[GIVEN RECORDS]
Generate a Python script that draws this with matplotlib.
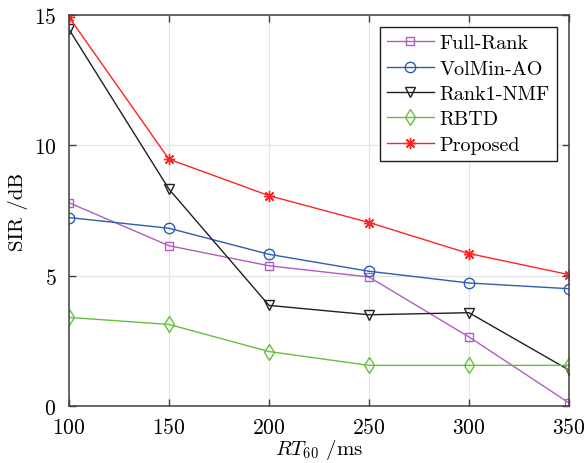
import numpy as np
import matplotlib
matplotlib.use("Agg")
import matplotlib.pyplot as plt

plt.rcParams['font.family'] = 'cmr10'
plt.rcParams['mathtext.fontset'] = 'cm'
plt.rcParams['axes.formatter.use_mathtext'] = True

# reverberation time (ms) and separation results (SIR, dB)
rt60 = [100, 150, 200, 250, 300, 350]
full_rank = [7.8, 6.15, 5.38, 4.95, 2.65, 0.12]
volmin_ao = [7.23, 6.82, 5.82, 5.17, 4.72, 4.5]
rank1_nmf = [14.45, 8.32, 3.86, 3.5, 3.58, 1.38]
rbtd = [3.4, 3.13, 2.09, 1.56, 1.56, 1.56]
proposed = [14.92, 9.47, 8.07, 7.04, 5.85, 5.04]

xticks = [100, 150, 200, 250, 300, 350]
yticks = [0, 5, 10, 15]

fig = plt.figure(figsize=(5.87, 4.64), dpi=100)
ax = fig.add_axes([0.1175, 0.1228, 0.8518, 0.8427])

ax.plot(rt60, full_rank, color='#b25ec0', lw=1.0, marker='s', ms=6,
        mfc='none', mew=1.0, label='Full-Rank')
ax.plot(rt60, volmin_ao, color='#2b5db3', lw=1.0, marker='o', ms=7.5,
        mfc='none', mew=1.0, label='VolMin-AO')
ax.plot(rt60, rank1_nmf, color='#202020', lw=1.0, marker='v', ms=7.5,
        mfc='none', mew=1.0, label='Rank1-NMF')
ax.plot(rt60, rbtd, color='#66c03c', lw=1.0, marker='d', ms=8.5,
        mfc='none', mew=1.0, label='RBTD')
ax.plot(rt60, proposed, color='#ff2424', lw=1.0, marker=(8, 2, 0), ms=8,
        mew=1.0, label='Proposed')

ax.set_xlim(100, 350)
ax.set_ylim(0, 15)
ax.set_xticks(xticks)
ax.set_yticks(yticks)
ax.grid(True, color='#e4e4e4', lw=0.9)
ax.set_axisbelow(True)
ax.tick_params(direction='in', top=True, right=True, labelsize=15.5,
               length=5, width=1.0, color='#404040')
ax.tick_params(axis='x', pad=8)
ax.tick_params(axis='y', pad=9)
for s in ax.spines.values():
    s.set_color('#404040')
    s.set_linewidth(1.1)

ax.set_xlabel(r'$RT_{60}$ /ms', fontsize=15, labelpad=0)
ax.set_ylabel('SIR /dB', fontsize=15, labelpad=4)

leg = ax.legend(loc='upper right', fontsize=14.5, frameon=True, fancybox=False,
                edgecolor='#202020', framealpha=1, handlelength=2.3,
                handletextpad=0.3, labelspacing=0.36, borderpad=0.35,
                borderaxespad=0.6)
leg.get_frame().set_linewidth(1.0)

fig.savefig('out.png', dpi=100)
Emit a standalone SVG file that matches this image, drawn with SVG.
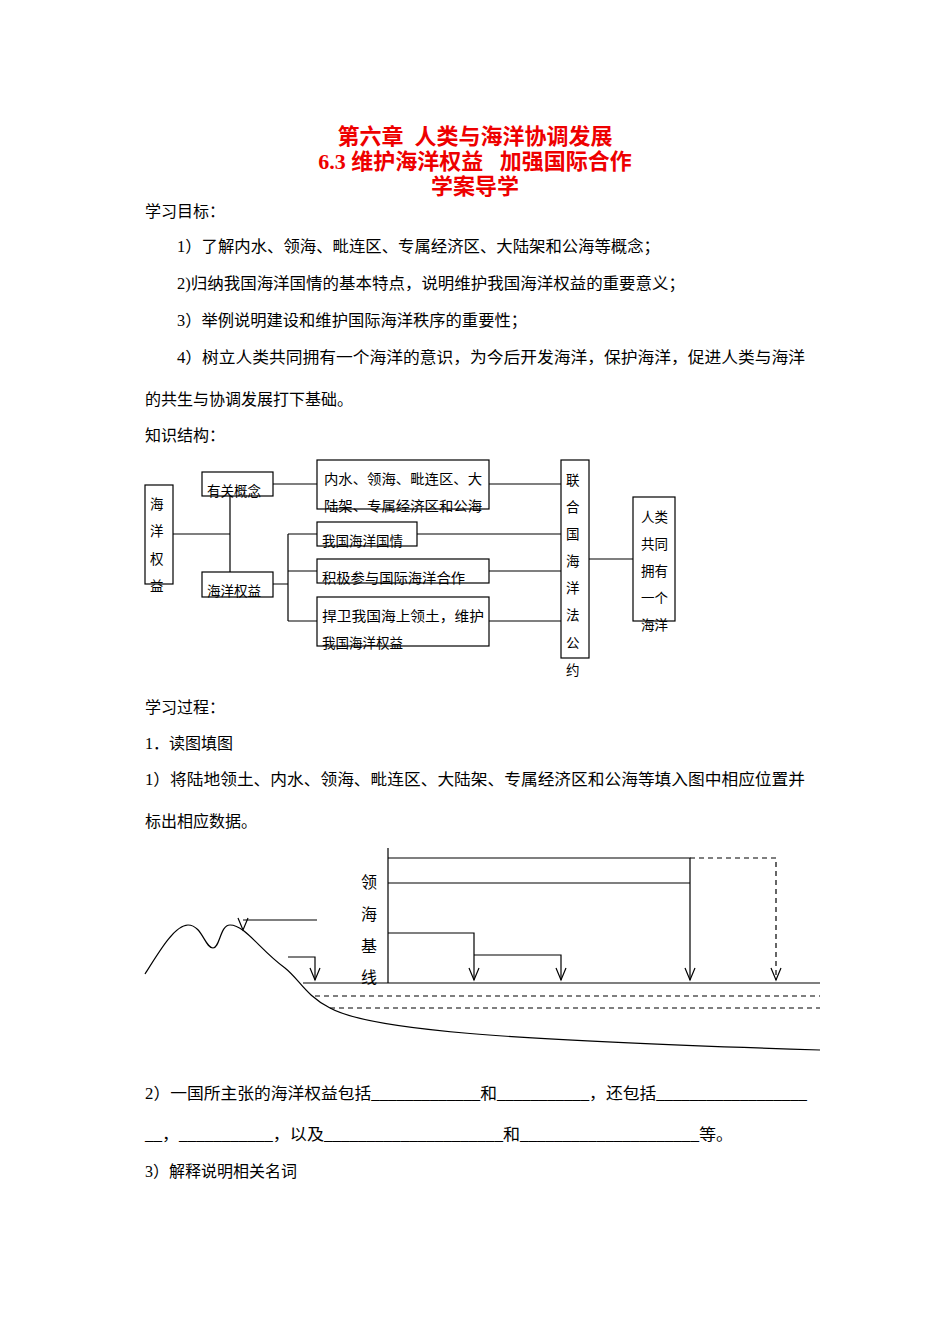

[OBJECTIVE]
Reproduce each entry precisely. Leave the pictures out.

[ANSWER BELOW]
Generate a Python script that draws this with matplotlib.
import numpy as np
import matplotlib
matplotlib.use("Agg")
import matplotlib.pyplot as plt

plt.rcParams['font.family'] = 'cmr10'
plt.rcParams['mathtext.fontset'] = 'cm'
plt.rcParams['axes.formatter.use_mathtext'] = True

# reverberation time (ms) and separation results (SIR, dB)
rt60 = [100, 150, 200, 250, 300, 350]
full_rank = [7.8, 6.15, 5.38, 4.95, 2.65, 0.12]
volmin_ao = [7.23, 6.82, 5.82, 5.17, 4.72, 4.5]
rank1_nmf = [14.45, 8.32, 3.86, 3.5, 3.58, 1.38]
rbtd = [3.4, 3.13, 2.09, 1.56, 1.56, 1.56]
proposed = [14.92, 9.47, 8.07, 7.04, 5.85, 5.04]

xticks = [100, 150, 200, 250, 300, 350]
yticks = [0, 5, 10, 15]

fig = plt.figure(figsize=(5.87, 4.64), dpi=100)
ax = fig.add_axes([0.1175, 0.1228, 0.8518, 0.8427])

ax.plot(rt60, full_rank, color='#b25ec0', lw=1.0, marker='s', ms=6,
        mfc='none', mew=1.0, label='Full-Rank')
ax.plot(rt60, volmin_ao, color='#2b5db3', lw=1.0, marker='o', ms=7.5,
        mfc='none', mew=1.0, label='VolMin-AO')
ax.plot(rt60, rank1_nmf, color='#202020', lw=1.0, marker='v', ms=7.5,
        mfc='none', mew=1.0, label='Rank1-NMF')
ax.plot(rt60, rbtd, color='#66c03c', lw=1.0, marker='d', ms=8.5,
        mfc='none', mew=1.0, label='RBTD')
ax.plot(rt60, proposed, color='#ff2424', lw=1.0, marker=(8, 2, 0), ms=8,
        mew=1.0, label='Proposed')

ax.set_xlim(100, 350)
ax.set_ylim(0, 15)
ax.set_xticks(xticks)
ax.set_yticks(yticks)
ax.grid(True, color='#e4e4e4', lw=0.9)
ax.set_axisbelow(True)
ax.tick_params(direction='in', top=True, right=True, labelsize=15.5,
               length=5, width=1.0, color='#404040')
ax.tick_params(axis='x', pad=8)
ax.tick_params(axis='y', pad=9)
for s in ax.spines.values():
    s.set_color('#404040')
    s.set_linewidth(1.1)

ax.set_xlabel(r'$RT_{60}$ /ms', fontsize=15, labelpad=0)
ax.set_ylabel('SIR /dB', fontsize=15, labelpad=4)

leg = ax.legend(loc='upper right', fontsize=14.5, frameon=True, fancybox=False,
                edgecolor='#202020', framealpha=1, handlelength=2.3,
                handletextpad=0.3, labelspacing=0.36, borderpad=0.35,
                borderaxespad=0.6)
leg.get_frame().set_linewidth(1.0)

fig.savefig('out.png', dpi=100)
Emit a standalone SVG file that matches this image, drawn with SVG.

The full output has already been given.